According to Article 72 of the Swiss criminal code, "all assets that are subject to the power of disposal of a criminal or terrorist organisation" can be permanently confiscated. "In the case of assets belonging to a person who participates in or supports such an organisation (Art. 260), it is presumed that the assets are subject to the power of disposal of the organisation until the contrary is proven." According to experts, the forfeiture rule "does not violate the property guarantee".

=== Drugs ===

As of 2017 drug use was the most common reason why people aged 10–18 were reported by police (being filed, being fined, or reported to justice), however dealing has been diminished since 2010.

According to Addiction Switzerland, "Illegal substances can be found in cities quickly and relatively easily".
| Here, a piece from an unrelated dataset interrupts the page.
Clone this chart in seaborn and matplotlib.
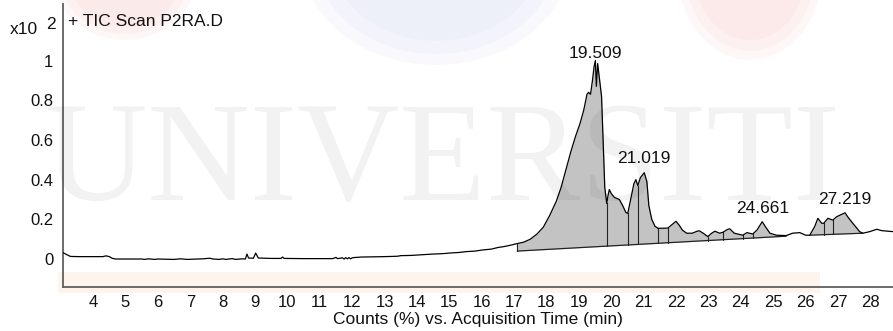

Cannabis use among adolescents and young adults in Switzerland has increased significantly within ten years. In 2017, nine percent of adolescents and young adults aged 15–24 reported having used cannabis in the past month. The figures are much higher in the 20–24 age bracket, with 14 percent of men and 6.5 percent of women saying they had consumed cannabis in the past 30 days.

According to a recent study, 5 Swiss cities (St Gallen, Bern, Zurich, Basel and Geneva) were listed among the top 10 European cities for cocaine use.

Swiss authorities, including CHUV, estimate that dealers and traffickers make profits of $28.1-29.1 million a year in Vaud alone.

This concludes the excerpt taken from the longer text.